The thoughtless, the ignorant, and indolent, seeing only the apparent effects of things and not the things themselves, talk of law, of fortune, and chance. Seeing a man grow rich, they say, “How lucky is!” Observing another become intellectual they exclaim, “How highly favored he is!” And noting the saintly character and wide influence of another, they remark, “How chance aids him at every turn!” They don’t see the trials and failures and the struggles which these men have voluntarily encountered in order to gain their experience; have no knowledge of the sacrifices they have made, of the undaunted efforts they have put forth, of the faith they have exercised, that they might overcome the apparently insurmountable, and realize the vision of their heart. They do not know the darkness and the heartaches; they only see the light and the Joy, and they call it “luck”; do not see the longing arduous journey, but only behold the pleasant goal, and call it “good fortune”; do not understand the process, but only perceive the result, and call it “chance”.

They do not know the darkness and the heart aches; they only see the light and the Joy, and they call it “luck”; do not see the longing arduous journey, but only behold the pleasant goal, and call it “good fortune”; do not understand the process, but only perceive the result, and call it “chance”.

The soul attracts that which it secretly harbours; that which it loves, and also that which it fears; it reaches the height of its cherished aspirations; it falls to the level of its unchastened desires,—and circumstances are the means by which the soul receives its own. Every thought-seed sown or allowed to fall into the mind, and to take root there, produces its own, blossoming sooner or later into act, and bearing its own fruitage of opportunity and circumstance. Good thoughts bear good fruit, bad thoughts bad fruit. The outer world of circumstance shapes itself to the inner world of thought, and both pleasant and unpleasant external conditions are factors, which make for the ultimate good of the individual. As the reaper of his own harvest, man learns both by suffering and bliss.

Remember that everything in the entire limitless universe operates according to the law of cause and effect. There are no exceptions to this. Nothing happens by accident. For every result, there’s a cause. You have only to take care of the cause; the effect will always, without exception, take care of itself. Good cause; good effect. No cause; no effect. Bad cause; bad effect. It’s as reliable as the rising of the sun.

In his book, The Psychology of Money: Timeless Lessons on Wealth, Greed, and Happiness, Author Morgan Housel writes about Rick Guerin:

You’ve likely heard of the investing duo of Warren Buffett and Charlie Munger.

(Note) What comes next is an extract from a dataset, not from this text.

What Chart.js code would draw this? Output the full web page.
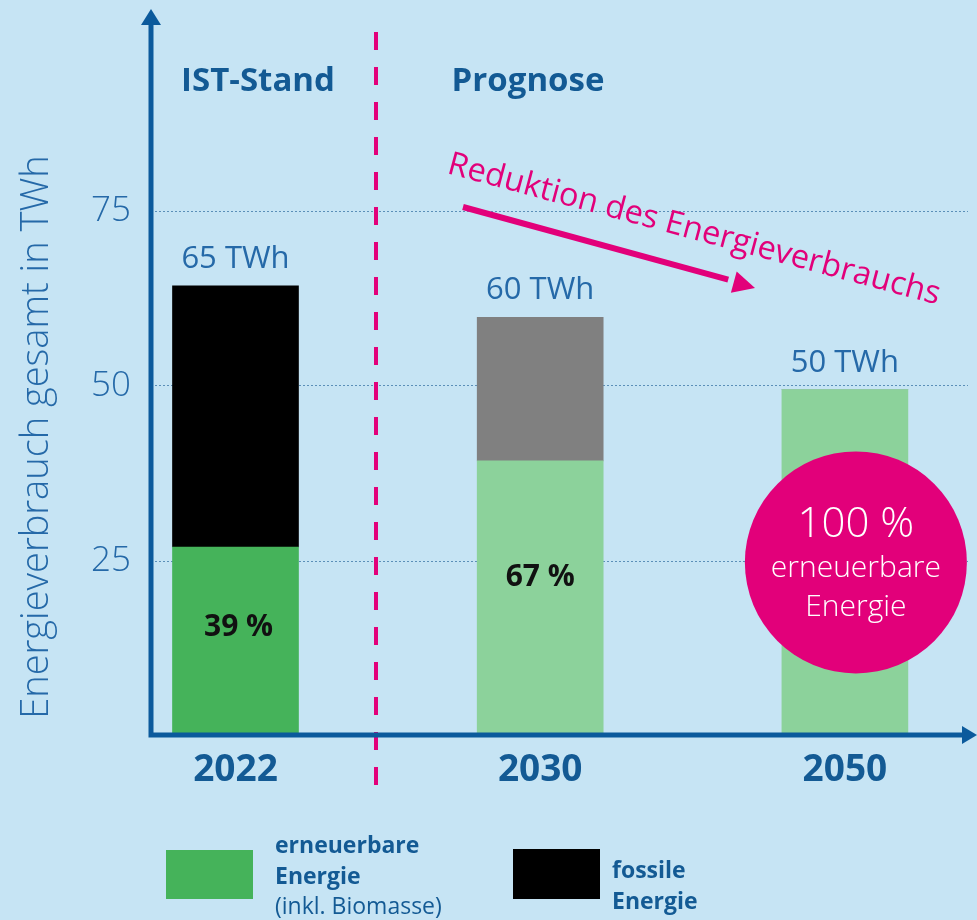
<!DOCTYPE html>
<html lang="de">
<head>
<meta charset="utf-8">
<title>Energieverbrauch gesamt</title>
<script src="https://cdn.jsdelivr.net/npm/chart.js@4"></script>
<style>
  html, body { margin: 0; padding: 0; background: #c6e4f4; }
  canvas { display: block; }
</style>
</head>
<body>
<canvas id="diagram" width="977" height="920"></canvas>
<script>
const years = ['2022', '2030', '2050'];
const renewable = [27.0, 39.3, 49.5];
const fossil = [37.3, 20.5, 0];
const totalLabels = ['65 TWh', '60 TWh', '50 TWh'];
const shareLabels = ['39 %', '67 %', '100 %'];
const yTicks = [25, 50, 75];

const FONT = "'Open Sans', sans-serif";
const darkBlue = '#135a94';
const midBlue = '#2569a8';
const axisBlue = '#0b5a9c';
const pink = '#e2007a';
const greenDark = '#45b35a';
const greenLight = '#8cd29b';

const decor = {
    id: 'decor',
    afterDatasetsDraw(chart) {
        const { ctx, chartArea: a, scales: { x, y } } = chart;
        ctx.save();

        // dashed divider between IST and Prognose
        ctx.strokeStyle = pink;
        ctx.lineWidth = 4;
        ctx.setLineDash([18, 17]);
        ctx.beginPath();
        ctx.moveTo(376, 32);
        ctx.lineTo(376, 802);
        ctx.stroke();
        ctx.setLineDash([]);

        // axes with arrow heads
        const y0 = y.getPixelForValue(0) - 1;
        ctx.strokeStyle = axisBlue;
        ctx.fillStyle = axisBlue;
        ctx.lineWidth = 5;
        ctx.beginPath();
        ctx.moveTo(a.left, 22);
        ctx.lineTo(a.left, y0);
        ctx.lineTo(966, y0);
        ctx.stroke();
        ctx.beginPath();
        ctx.moveTo(a.left, 9);
        ctx.lineTo(a.left - 10, 25);
        ctx.lineTo(a.left + 10, 25);
        ctx.closePath();
        ctx.fill();
        ctx.beginPath();
        ctx.moveTo(977, y0);
        ctx.lineTo(962, y0 - 9);
        ctx.lineTo(962, y0 + 9);
        ctx.closePath();
        ctx.fill();

        // totals above bars
        ctx.fillStyle = midBlue;
        ctx.font = '400 31px ' + FONT;
        ctx.textAlign = 'center';
        ctx.textBaseline = 'alphabetic';
        totalLabels.forEach((t, i) => {
            const top = y.getPixelForValue(renewable[i] + fossil[i]);
            ctx.fillText(t, x.getPixelForValue(i), top - 18);
        });

        // share labels inside green parts
        ctx.fillStyle = '#111';
        ctx.font = '700 30px ' + FONT;
        ctx.textBaseline = 'middle';
        ctx.fillText(shareLabels[0], x.getPixelForValue(0.01), y.getPixelForValue(15.5));
        ctx.fillText(shareLabels[1], x.getPixelForValue(1.0), y.getPixelForValue(22.7));

        // 100 % circle
        const cx = x.getPixelForValue(2.036), cy = y.getPixelForValue(24.8);
        ctx.fillStyle = pink;
        ctx.beginPath();
        ctx.arc(cx, cy, 111, 0, Math.PI * 2);
        ctx.fill();
        ctx.fillStyle = '#ffffff';
        ctx.font = '300 42px ' + FONT;
        ctx.fillText(shareLabels[2], cx, cy - 37);
        ctx.font = '300 30px ' + FONT;
        ctx.fillText('erneuerbare', cx, cy + 6);
        ctx.fillText('Energie', cx, cy + 45);

        // section headers
        ctx.fillStyle = darkBlue;
        ctx.font = '700 33px ' + FONT;
        ctx.textBaseline = 'alphabetic';
        ctx.fillText('IST-Stand', 258, 91);
        ctx.fillText('Prognose', 528, 91);

        // reduction arrow
        ctx.strokeStyle = pink;
        ctx.fillStyle = pink;
        ctx.lineWidth = 6;
        const ang = Math.atan2(80, 292);
        ctx.beginPath();
        ctx.moveTo(463, 207);
        ctx.lineTo(463 + 275 * Math.cos(ang), 207 + 275 * Math.sin(ang));
        ctx.stroke();
        ctx.save();
        ctx.translate(755, 288);
        ctx.rotate(ang);
        ctx.beginPath();
        ctx.moveTo(0, 0);
        ctx.lineTo(-22, -11);
        ctx.lineTo(-22, 11);
        ctx.closePath();
        ctx.fill();
        ctx.restore();

        ctx.save();
        ctx.translate(446, 173);
        ctx.rotate(15 * Math.PI / 180);
        ctx.font = '400 32.5px ' + FONT;
        ctx.textAlign = 'left';
        ctx.fillText('Reduktion des Energieverbrauchs', 0, 0);
        ctx.restore();

        // y axis title
        ctx.save();
        ctx.translate(48, 437);
        ctx.rotate(-Math.PI / 2);
        ctx.fillStyle = midBlue;
        ctx.font = '300 38px ' + FONT;
        ctx.textAlign = 'center';
        ctx.fillText('Energieverbrauch gesamt in TWh', 0, 0);
        ctx.restore();

        // legend
        ctx.textAlign = 'left';
        ctx.fillStyle = greenDark;
        ctx.fillRect(166, 850, 87, 49);
        ctx.fillStyle = '#000';
        ctx.fillRect(513, 849, 87, 50);
        ctx.fillStyle = darkBlue;
        ctx.font = '700 23px ' + FONT;
        ctx.fillText('erneuerbare', 275, 853);
        ctx.fillText('Energie', 275, 884);
        ctx.fillText('fossile', 612, 878);
        ctx.fillText('Energie', 612, 909);
        ctx.font = '400 23px ' + FONT;
        ctx.fillText('(inkl. Biomasse)', 275, 914);

        ctx.restore();
    }
};

new Chart(
    document.getElementById('diagram'),
    {
        type: 'bar',
        data: {
            datasets: [
                {
                    label: 'erneuerbare Energie (inkl. Biomasse)',
                    data: renewable.map((v, i) => ({ x: i, y: v })),
                    backgroundColor: [greenDark, greenLight, greenLight]
                },
                {
                    label: 'fossile Energie',
                    data: fossil.map((v, i) => ({ x: i, y: v })),
                    backgroundColor: ['#000000', '#808080', '#808080']
                }
            ]
        },
        options: {
            responsive: false,
            animation: false,
            devicePixelRatio: 1,
            layout: { padding: { top: 8, right: 9, left: 0, bottom: 0 } },
            datasets: { bar: { barThickness: 126 } },
            plugins: {
                legend: { display: false },
                tooltip: { enabled: false }
            },
            scales: {
                x: {
                    type: 'linear',
                    stacked: true,
                    offset: false,
                    min: -0.2773,
                    max: 2.404,
                    afterBuildTicks: s => { s.ticks = years.map((_, i) => ({ value: i })); },
                    afterFit: s => {
                        s.height = 184;
                        s.paddingLeft = 0;
                        s.paddingRight = 0;
                    },
                    grid: { display: false, offset: false },
                    border: { display: false },
                    ticks: {
                        callback: v => years[v],
                        color: darkBlue,
                        font: { family: FONT, size: 37, weight: '700' },
                        padding: 4,
                        maxRotation: 0
                    }
                },
                y: {
                    stacked: true,
                    min: 0,
                    max: 104,
                    afterBuildTicks: s => { s.ticks = yTicks.map(v => ({ value: v })); },
                    afterFit: s => {
                        s.width = 151;
                        s.paddingTop = 0;
                        s.paddingBottom = 0;
                    },
                    grid: { color: '#5b8fb8', lineWidth: 1, drawTicks: false },
                    border: { display: false, dash: [2, 2] },
                    ticks: {
                        color: midBlue,
                        font: { family: FONT, size: 35, weight: '300' },
                        padding: 20
                    }
                }
            }
        },
        plugins: [decor]
    }
);
</script>
</body>
</html>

But 40 years ago there was a third member of the group, Rick Guerin.

Warren, Charlie, and Rick made investments together and interviewed business managers together. Then Rick kind of disappeared, at least relative to Buffett and Munger’s success. Investor Mohnish Pabrai once asked Buffett what happened to Rick. Mohnish recalled:

[Warren said]

“Charlie and I always knew that we would become incredibly wealthy. We were not in a hurry to get wealthy; we knew it would happen. Rick was just as smart as us, but he was in a hurry.”

What happened was that in the 1973–1974 downturn, Rick was levered with margin loans. And the stock market went down almost 70% in those two years, so he got margin calls. He sold his Berkshire stock to Warren—Warren actually said “I bought Rick’s Berkshire stock”—at under $40 a piece. Rick was forced to sell because he was levered.

Charlie, Warren, and Rick were equally skilled at getting wealthy. But Warren and Charlie had the added skill of staying wealthy. Which, over time, is the skill that matters most.

“Having an ‘edge’ and surviving are two different things: the first requires the second. You need to avoid ruin. At all costs.” – Nassim Taleb

Patience is the Key

 Patience is needed to achieve anything built to last; it takes time, overnight success is a myth; it requires deliberate practice, doing what you love, and believing that everything would work for you in the end. The path to greatness is usually tough but seeing the end in mind and playing a long-term game is the key to achieving long-term progress.

Life is tough. We all go through it, and the fact is that we are all not going to get out of it alive. The ups and downs, the pain, losses, the deaths, the layoffs, the disappointments, the rejections, the tears, the injuries, worries, anxiety, betrayals, envy, jealousy, the family feud,  the disagreements, the divorce, the miscarriages, the infertility, the dejections, we are all going to go through it at one point or the other.

In his book, The War of Art: Winning the Inner Creative Battle, Author Steven Pressfield writes:

“The professional arms himself with patience, not only to give the stars time to align in his career but to keep himself from flaming out in each individual work. He knows that any job, whether it’s a novel or a kitchen remodel, takes twice as long as he thinks and costs twice as much. He accepts that. He recognizes it as reality. The professional steels himself at the start of a project, reminding himself it is the Iditarod, not the sixty-yard dash. He conserves his energy. He prepares his mind for the long haul. He sustains himself with the knowledge that if he can just keep those huskies mushing, sooner or later the sled will pull into Nome.”

No matter what it is, you have to trust the process: Decide what you want, follow through with your commitment, and execute relentlessly. This is going to be tough. Nothing that is meant to last comes easy. Write that blog post for a long time even though the traffic is not high right now, but if you keep at it, your tribe would eventually come around. I have been working daily on this blog with at least one entry per day for the past year and the traction might not be what I want it to be right now, but I have to trust the process by doing my best through great content and consistency, with time, I would get the breakthrough I desire.

Consistency is the key to achieve your greatest dreams and aspirations, the naysayers, cynics, ignorant and indolent would come around, whisper, shout and distract you from your goals but you have to tune out the noise, differentiate the noise from the signal, and trust the process.

All the Best in your quest to get Better. Don’t Settle: Live with Passion.